Cover the Top, Not the Whole Stack

A common mistake is wrapping the whole pile in a tarp. That keeps rain off, but it also traps moisture.

A better approach is to cover only the top of the stack and leave the sides open. This protects the wood from repeated soaking while still letting it breathe.

A scrap of metal roofing, a purpose-made top cover, or a tarp secured just over the top can all work. The important part is keeping water from running into the stack while not sealing it up.

How Long Firewood Takes to Season

The exact timing depends on species, climate, airflow, and whether the wood was split early, but these are useful general ranges:

  • Softwoods like pine or fir: often 6 to 12 months
  • Many hardwoods like maple or ash: often around 12 months
  • Dense hardwoods like oak or hickory: often 18 to 24 months

If you want dry wood this winter, you usually need to think a season ahead.

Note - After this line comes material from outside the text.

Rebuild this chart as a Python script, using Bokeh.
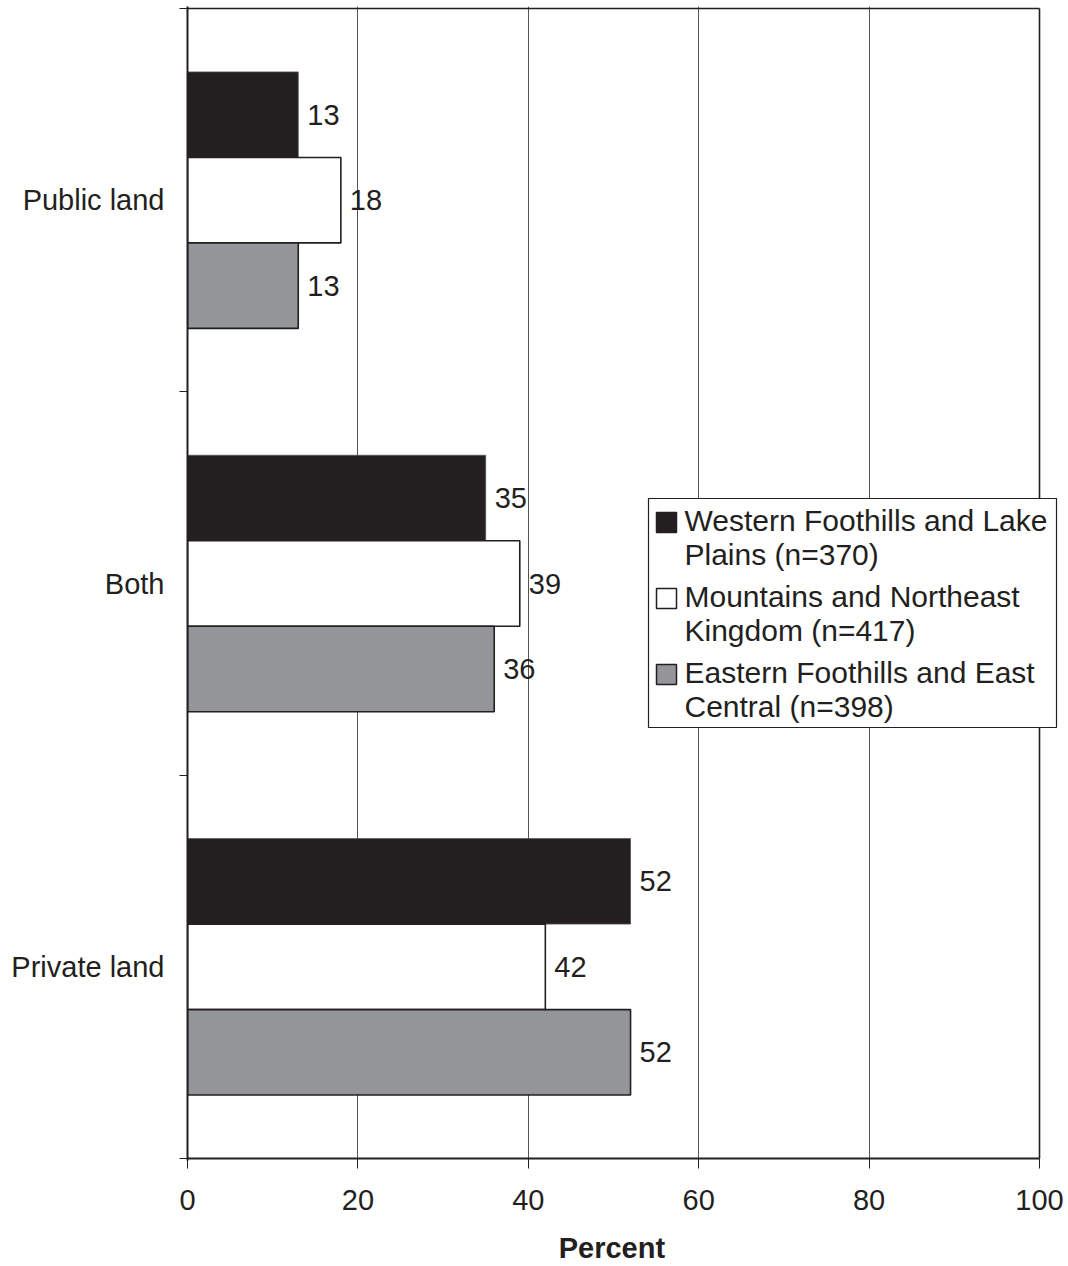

Firewood rewards planning.

Splitting the wood early helps a lot. Split wood dries much faster than round logs.

How to Tell When Wood Is Ready

The best tool is a moisture meter. It gives you a direct reading, and under 20 percent is the usual target for clean burning.

If you do not have one yet, these signs still help:

  • the wood feels lighter than fresh-cut wood
  • the ends show cracks or checks
  • bark may loosen or start peeling
  • two dry pieces knocked together make a sharper sound than green wood

None of these signs are perfect on their own, but together they give a decent picture.

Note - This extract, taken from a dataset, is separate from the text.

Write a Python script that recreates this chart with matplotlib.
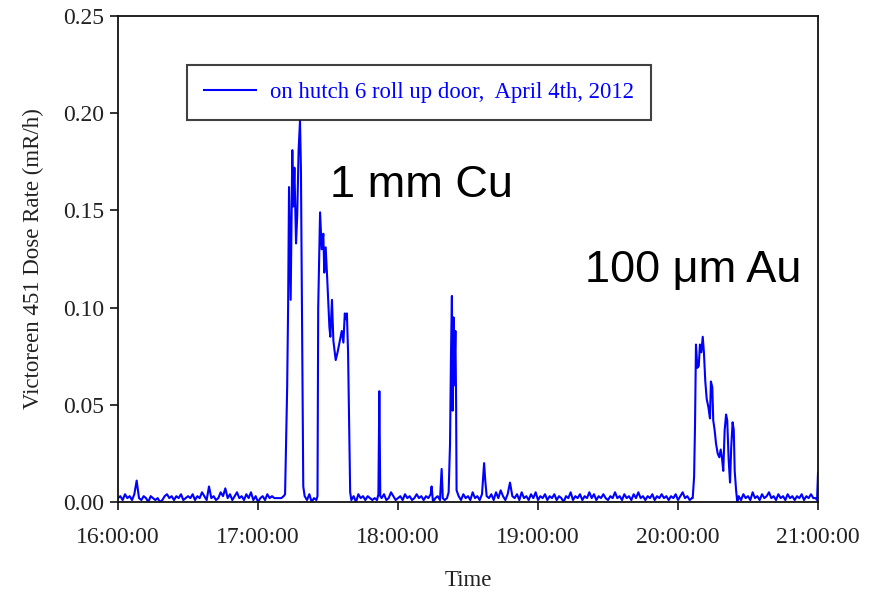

Hardwood and Softwood Have Different Jobs

Hardwoods are denser and usually burn longer. They are the main fuel for steady winter heat.

Softwoods burn faster and can be useful for kindling, starting fires, or shoulder-season burns when you do not need the longest burn time.

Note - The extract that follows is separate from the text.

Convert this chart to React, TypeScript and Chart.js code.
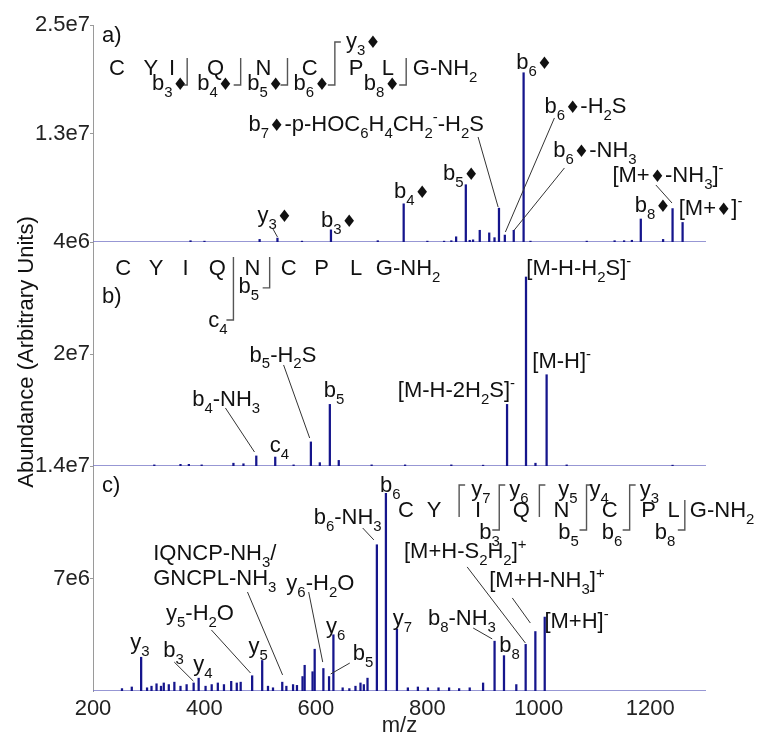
import React, { useEffect, useRef } from 'react';
import { Chart, registerables } from 'chart.js';

Chart.register(...registerables);

const FONT = '"Liberation Sans", Arial, Helvetica, sans-serif';
const SYM_FONT = '"DejaVu Sans", sans-serif';

// ---------- axes ----------
const X_MIN = 200;
const X_MAX = 1300;
const X_TICKS = [200, 400, 600, 800, 1000, 1200];
const X_TITLE = 'm/z';
const Y_TITLE = 'Abundance (Arbitrary Units)';

const A_MAX = 2.5e7;
const A_TICKS = [1.25e7, 2.5e7];
const A_TICK_LABELS = ['1.3e7', '2.5e7'];
const B_MAX = 4e7;
const B_TICKS = [2e7, 4e7];
const B_TICK_LABELS = ['2e7', '4e6'];
const C_MAX = 1.4e7;
const C_TICKS = [7e6, 1.4e7];
const C_TICK_LABELS = ['7e6', '1.4e7'];

// ---------- spectra (m/z, abundance in units of 1e6) ----------
const A_MZ = [375, 400, 499, 531, 575, 627, 711, 757.5, 800, 830, 843, 851.6, 869, 876, 882, 894, 911, 920.5, 928.5, 939, 955, 972.7, 985, 1086, 1136, 1153, 1167, 1183, 1223, 1240, 1258];
const A_INT = [0.15, 0.1, 0.3, 0.45, 0.1, 1.4, 0.15, 4.4, 0.1, 0.1, 0.15, 0.6, 6.6, 0.2, 0.25, 1.35, 1.05, 0.5, 3.9, 0.8, 1.35, 19.5, 0.1, 0.1, 0.15, 0.15, 0.2, 2.65, 0.3, 3.85, 2.25];

const B_MZ = [310, 357, 372, 395, 452, 470, 493, 527, 560, 591, 607, 625, 641, 700, 760, 843, 900, 943, 977, 994, 1014, 1050, 1240];
const B_INT = [0.2, 0.3, 0.3, 0.2, 0.5, 0.4, 1.8, 1.6, 0.2, 4.3, 0.6, 11.0, 1.0, 0.2, 0.2, 0.2, 0.15, 11.0, 33.75, 0.5, 16.3, 0.2, 0.15];

const C_MZ = [252, 269.6, 286.4, 297, 305, 314, 322, 327, 336, 346, 357, 368, 380.6, 389.6, 402, 413, 424, 435, 448, 458, 465, 485.6, 503.6, 514, 523, 539.6, 547, 559, 566, 576, 579.8, 594, 597.8, 613.4, 623.6, 631.4, 648, 660, 671, 680, 686, 692.6, 709.4, 725.6, 745.4, 765, 783, 801, 820, 839, 857, 876, 900, 920.6, 937.5, 959.6, 976.4, 993.8, 1010.6];
const C_INT = [0.15, 0.25, 2.1, 0.2, 0.3, 0.45, 0.3, 0.5, 0.4, 0.55, 0.3, 0.4, 0.5, 0.8, 0.3, 0.4, 0.5, 0.4, 0.6, 0.5, 0.55, 0.95, 1.9, 0.3, 0.2, 0.55, 0.3, 0.4, 0.35, 0.9, 1.6, 1.2, 2.6, 1.4, 0.9, 3.5, 0.2, 0.15, 0.3, 0.5, 0.4, 0.8, 9.1, 12.3, 3.86, 0.2, 0.25, 0.2, 0.2, 0.2, 0.15, 0.2, 0.5, 3.1, 2.2, 0.4, 2.9, 3.7, 4.6];

// ---------- annotations: [text, m/z (left edge), abundance 1e6 (baseline)] ----------
const A_LABELS: [string, number, number][] = [
  ['a)', 216, 23.0],
  ['b_6♦', 959.6, 19.9],
  ['b_6♦-H_2S', 1010, 14.86],
  ['b_6♦-NH_3', 1026, 9.79],
  ['b_7♦-p-HOC_6H_4CH_2^--H_2S', 479, 12.79],
  ['b_5♦', 828, 7.14],
  ['b_4♦', 740, 5.07],
  ['[M+♦-NH_3]^-', 1132, 6.91],
  ['b_8♦', 1172, 3.46],
  ['[M+♦]^-', 1251, 3.11],
  ['y_3♦', 495, 2.3],
  ['b_3♦', 609, 1.73],
  ['b_3♦', 306, 17.51],
  ['b_4♦', 387, 17.51],
  ['b_5♦', 477, 17.51],
  ['b_6♦', 560, 17.51],
  ['b_8♦', 686, 17.51],
  ['y_3♦', 654, 22.35],
  ['G-NH_2', 774, 19.2],
];
const A_SEQ: [string, number][] = [['C', 243], ['Y', 304], ['I', 342], ['Q', 420], ['N', 506], ['C', 589], ['P', 672], ['L', 729]];
const A_SEQ_Y = 19.2;
// [cut m/z, bottom, top, tails (1 bottom-left, 2 top-right, 3 both)]
const A_BRACKETS: [number, number, number, number][] = [
  [369, 18.09, 21.2, 1], [465, 18.09, 21.2, 1], [549, 18.09, 21.2, 1], [634, 18.09, 23.04, 3], [762, 18.09, 21.2, 1],
];
const A_LEADERS: [number, number, number, number][] = [
  [891, 12.1, 927, 4.03], [1028, 14.29, 940, 1.15], [1046, 8.53, 956, 1.38], [1210, 6.57, 1239, 4.49], [522, 1.61, 531, 0.58],
];

const B_LABELS: [string, number, number][] = [
  ['b)', 216, 29.1],
  ['[M-H-H_2S]^-', 977.6, 34.1],
  ['[M-H]^-', 988.4, 17.5],
  ['[M-H-2H_2S]^-', 747, 12.3],
  ['b_4-NH_3', 378, 10.7],
  ['c_4', 517, 2.5],
  ['b_5-H_2S', 481, 18.6],
  ['b_5', 614, 12.3],
  ['c_4', 407, 24.8],
  ['b_5', 461, 30.9],
  ['G-NH_2', 707.6, 34.1],
];
const B_SEQ: [string, number][] = [['C', 254], ['Y', 313], ['I', 366], ['Q', 423], ['N', 486], ['C', 551], ['P', 610], ['L', 672]];
const B_SEQ_Y = 34.1;
const B_BRACKETS: [number, number, number, number][] = [[452, 26.07, 37.3, 1], [517, 31.8, 37.3, 1]];
const B_LEADERS: [number, number, number, number][] = [[437.6, 10.36, 489.8, 2.5], [542, 18.04, 588.8, 5.0]];

const C_LABELS: [string, number, number][] = [
  ['c)', 216, 12.38],
  ['b_6-NH_3', 596, 10.39],
  ['b_6', 715, 12.38],
  ['[M+H-S_2H_2]^+', 758, 8.28],
  ['[M+H-NH_3]^+', 911, 6.47],
  ['[M+H]^-', 1010, 3.92],
  ['y_7', 738, 4.11],
  ['b_8-NH_3', 801, 4.11],
  ['b_8', 929, 2.43],
  ['IQNCP-NH_3/', 308, 8.15],
  ['GNCPL-NH_3', 308, 6.6],
  ['y_6-H_2O', 547, 6.28],
  ['y_5-H_2O', 331, 4.42],
  ['y_3', 267, 2.61],
  ['b_3', 326, 2.12],
  ['y_4', 380, 1.24],
  ['y_5', 479, 2.36],
  ['y_6', 618, 3.61],
  ['b_5', 666, 1.93],
  ['y_7', 878.6, 12.13],
  ['y_6', 947, 12.13],
  ['y_5', 1035, 12.13],
  ['y_4', 1091, 12.13],
  ['y_3', 1181, 12.13],
  ['b_3', 893, 9.46],
  ['b_5', 1035, 9.46],
  ['b_6', 1113, 9.46],
  ['b_8', 1208, 9.46],
  ['G-NH_2', 1271, 10.83],
];
const C_SEQ: [string, number][] = [['C', 761.6], ['Y', 812], ['I', 891], ['Q', 968.6], ['N', 1040.6], ['C', 1127], ['P', 1197], ['L', 1242]];
const C_SEQ_Y = 10.83;
const C_BRACKETS: [number, number, number, number][] = [
  [857, 10.83, 12.82, 2], [929, 10.02, 12.82, 3], [1001, 10.83, 12.82, 2], [1085.6, 10.02, 12.82, 3], [1163, 10.02, 12.82, 3], [1262, 10.02, 11.89, 1],
];
const C_LEADERS: [number, number, number, number][] = [
  [684, 10.14, 704, 9.4], [345.8, 1.8, 380, 0.62], [412.4, 3.8, 482.6, 1.12], [477.2, 6.16, 540.2, 1.0],
  [587, 6.16, 612.2, 1.8], [660.8, 1.74, 626.6, 1.06], [882.2, 3.92, 916.4, 3.24], [871.4, 7.72, 975.8, 2.99], [952.4, 5.79, 984.8, 4.23],
];

const PEAK_COLOR = '#15158c';
const BASE_COLOR = '#7474c6';
const TEXT_COLOR = '#111111';
const LABEL_SIZE = 22;
const TICK_SIZE = 22;

const PANELS = [
  { axis: 'ya', mz: A_MZ, int: A_INT, labels: A_LABELS, seq: A_SEQ, seqY: A_SEQ_Y, brackets: A_BRACKETS, leaders: A_LEADERS },
  { axis: 'yb', mz: B_MZ, int: B_INT, labels: B_LABELS, seq: B_SEQ, seqY: B_SEQ_Y, brackets: B_BRACKETS, leaders: B_LEADERS },
  { axis: 'yc', mz: C_MZ, int: C_INT, labels: C_LABELS, seq: C_SEQ, seqY: C_SEQ_Y, brackets: C_BRACKETS, leaders: C_LEADERS },
];

type Seg = { t: string; k: number };
function parseRich(s: string): Seg[] {
  const out: Seg[] = [];
  for (let i = 0; i < s.length; i++) {
    const c = s[i];
    if ((c === '_' || c === '^') && i + 1 < s.length) {
      out.push({ t: s[i + 1], k: c === '_' ? 1 : 2 });
      i++;
    } else out.push({ t: c, k: 0 });
  }
  return out;
}

function segFont(seg: Seg, size: number) {
  let fs = seg.k ? size * 0.68 : size;
  let fam = FONT;
  if (seg.t === '♦') {
    fam = SYM_FONT;
    fs = fs * 0.78;
  }
  return `${fs}px ${fam}`;
}

function measureRich(ctx: CanvasRenderingContext2D, text: string, size: number) {
  let w = 0;
  for (const s of parseRich(text)) {
    ctx.font = segFont(s, size);
    w += ctx.measureText(s.t).width;
  }
  return w;
}

function drawRich(ctx: CanvasRenderingContext2D, text: string, x: number, y: number, size: number) {
  let cx = x;
  for (const s of parseRich(text)) {
    ctx.font = segFont(s, size);
    const dy = s.k === 1 ? size * 0.3 : s.k === 2 ? -size * 0.42 : 0;
    ctx.fillText(s.t, cx, y + dy);
    cx += ctx.measureText(s.t).width;
  }
}

const annotatePlugin = {
  id: 'specAnnotations',
  afterDatasetsDraw(chart: any) {
    const ctx: CanvasRenderingContext2D = chart.ctx;
    const xs = chart.scales.x;
    ctx.save();
    ctx.textAlign = 'left';
    ctx.textBaseline = 'alphabetic';
    ctx.fillStyle = TEXT_COLOR;
    for (const p of PANELS) {
      const ys = chart.scales[p.axis];
      const px = (m: number) => xs.getPixelForValue(m);
      const py = (v: number) => ys.getPixelForValue(v * 1e6);
      // leader lines
      ctx.strokeStyle = '#333333';
      ctx.lineWidth = 1;
      for (const [x1, y1, x2, y2] of p.leaders) {
        ctx.beginPath();
        ctx.moveTo(px(x1), py(y1));
        ctx.lineTo(px(x2), py(y2));
        ctx.stroke();
      }
      // cleavage brackets
      ctx.strokeStyle = '#555555';
      ctx.lineWidth = 1.4;
      for (const [m, yb, yt, tails] of p.brackets) {
        const x = px(m);
        ctx.beginPath();
        if (tails & 1) {
          ctx.moveTo(x - 7, py(yb));
          ctx.lineTo(x, py(yb));
        } else ctx.moveTo(x, py(yb));
        ctx.lineTo(x, py(yt));
        if (tails & 2) ctx.lineTo(x + 6, py(yt));
        ctx.stroke();
      }
      // sequence letters
      ctx.fillStyle = TEXT_COLOR;
      for (const [t, m] of p.seq) {
        const w = measureRich(ctx, t, LABEL_SIZE);
        drawRich(ctx, t, px(m) - w / 2, py(p.seqY), LABEL_SIZE);
      }
      // labels
      for (const [t, m, v] of p.labels) {
        drawRich(ctx, t, px(m), py(v), LABEL_SIZE);
      }
    }
    // y title
    const area = chart.chartArea;
    ctx.save();
    ctx.translate(27, area.top + (area.bottom - area.top) * 0.491);
    ctx.rotate(-Math.PI / 2);
    ctx.textAlign = 'center';
    ctx.textBaseline = 'middle';
    ctx.font = `${TICK_SIZE}px ${FONT}`;
    ctx.fillText(Y_TITLE, 0, 0);
    ctx.restore();
    ctx.restore();
  },
};

function yAxis(max: number, ticks: number[], labels: string[], weight: number, stackWeight: number) {
  return {
    type: 'linear',
    position: 'left',
    stack: 'spectra',
    stackWeight,
    weight,
    min: 0,
    max,
    offset: false,
    afterBuildTicks: (s: any) => {
      s.ticks = ticks.map((v) => ({ value: v }));
    },
    afterFit: (s: any) => {
      s.width = 93;
    },
    ticks: {
      autoSkip: false,
      padding: 0,
      color: '#222222',
      font: { size: TICK_SIZE, family: FONT },
      callback: (_v: any, i: number) => labels[i],
    },
    grid: { display: true, drawOnChartArea: false, drawTicks: true, tickLength: 3, color: '#9a9a9a' },
    border: { display: true, color: '#9a9a9a', width: 1 },
  };
}

export default function App() {
  const ref = useRef<HTMLCanvasElement | null>(null);
  useEffect(() => {
    if (!ref.current) return;
    const datasets: any[] = [];
    PANELS.forEach((p) => {
      datasets.push({
        type: 'bar',
        data: p.mz.map((m, k) => ({ x: m, y: p.int[k] * 1e6 })),
        yAxisID: p.axis,
        xAxisID: 'x',
        backgroundColor: PEAK_COLOR,
        borderWidth: 0,
        barThickness: 1.6,
        grouped: false,
        order: 1,
      });
      datasets.push({
        type: 'line',
        data: [{ x: X_MIN, y: 0 }, { x: X_MAX, y: 0 }],
        yAxisID: p.axis,
        xAxisID: 'x',
        borderColor: BASE_COLOR,
        borderWidth: 1.3,
        pointRadius: 0,
        order: 2,
      });
    });
    const chart = new Chart(ref.current, {
      type: 'bar',
      data: { datasets },
      options: {
        animation: false,
        responsive: false,
        layout: { padding: { top: 25, right: 51, bottom: 0, left: 0 } },
        plugins: { legend: { display: false }, tooltip: { enabled: false }, title: { display: false } },
        scales: {
          x: {
            type: 'linear',
            min: X_MIN,
            max: X_MAX,
            offset: false,
            afterBuildTicks: (s: any) => {
              s.ticks = X_TICKS.map((v) => ({ value: v }));
            },
            afterFit: (s: any) => {
              s.height = 48;
            },
            ticks: {
              autoSkip: false,
              maxRotation: 0,
              padding: 5,
              color: '#222222',
              font: { size: TICK_SIZE, family: FONT },
              callback: (v: any) => String(v),
            },
            grid: { display: false, drawTicks: false },
            border: { display: false },
            title: { display: true, text: X_TITLE, color: '#222222', font: { size: TICK_SIZE, family: FONT }, padding: { top: 0, bottom: 0 } },
          },
          ya: yAxis(A_MAX, A_TICKS, A_TICK_LABELS, 3, 217),
          yb: yAxis(B_MAX, B_TICKS, B_TICK_LABELS, 2, 224),
          yc: yAxis(C_MAX, C_TICKS, C_TICK_LABELS, 1, 225),
        } as any,
      },
      plugins: [annotatePlugin],
    } as any);
    return () => chart.destroy();
  }, []);
  return (
    <div style={{ position: 'absolute', left: 0, top: 0, width: 757, height: 739, background: '#ffffff' }}>
      <canvas ref={ref} width={757} height={739} style={{ display: 'block', width: 757, height: 739 }} />
    </div>
  );
}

A mixed pile can be practical. Use the faster-burning wood to get things going, then switch to denser wood for steadier heat.

Common Mistakes to Avoid

A lot of firewood trouble comes from a few repeat mistakes:

  • stacking directly on the ground
  • putting the pile in deep shade with little airflow
  • wrapping the whole stack in plastic or tarp
  • waiting too late to split and stack green wood
  • storing the full supply right against the house

Each one slows drying or creates avoidable risk.

A Simple Setup That Works

If you are just starting, keep it simple:

  1. Pick a sunny, breezy spot away from the house.
  2. Put down pallets, boards, or a rack.
  3. Stack split wood with cut ends out.
  4. Keep the rows stable and not too tight.
  5. Cover only the top before long stretches of wet winter weather.
  6. Label stacks by year so you burn the oldest wood first.

That basic system works well for a lot of homes and small places.

The Bottom Line

Good firewood storage is not complicated, but it does take some forethought. A little attention to sun, airflow, elevation, and timing can make the difference between smoky, stubborn fires and wood that lights easily and heats well.

If you burn with wood, the pile matters just as much as the stove.